Monday, February 2, 2015

February 2, 2015; That Damned Norwegian Work Ethic


This is a photo taken of my Mom back in 1970.  If my math is correct and memory clear, I believe she would have been 84 today.  She passed away about 4 years ago.

The Old Man was a hard worker, but Mom was the one with the driven work ethic.  I think I get my work-a-holic ways from her.  This shot of her on her knees, weeding the big garden at the farm was taken on the 4th of July.  I remember Dad was up on the front porch taking a break before we went to the annual Grange picnic.  Not so Mom.  She had finished frying 6 chickens for the feast, and while they browned in the oven, with still an hour or so before we left, she took her weed box and trowel, and went to the garden, with me in tow.  I snuck away long enough to take this shot, before she was able to look up and realize I had skipped out.

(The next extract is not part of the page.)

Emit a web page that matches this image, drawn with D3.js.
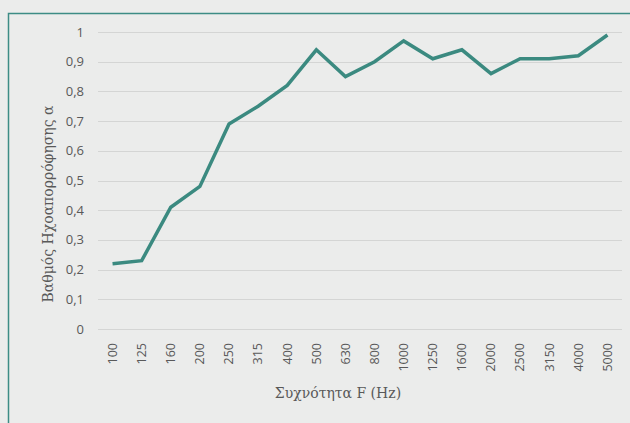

Mom was well read, an accomplished musician, a very intelligent woman, and a career housewife.  When I say career, I mean that in a very industrial/corporate sense of the word.  She worked at that job with the same vigor, seriousness and intensity modern women put into their careers outside of the home.  By any standards, our house in Tacoma was a "shack," but under Mom's care the interior was immaculate, not a blade of grass out of place in the large yard.  Later, when she and the Old Man moved back out to the farm, her childhood home, we used to tease her.  The lawn in front of the big old farmhouse under her care was referred to as "the putting green."

So if I work long hours at the mill.  If I spend 7 months out of the year farming nights after work and week-ends.  If during the winter months I spend my week-ends out in the fields weeding, it's not my fault.

It's that damned Norwegian work ethic.

It's one of the many gifts Mom gave me.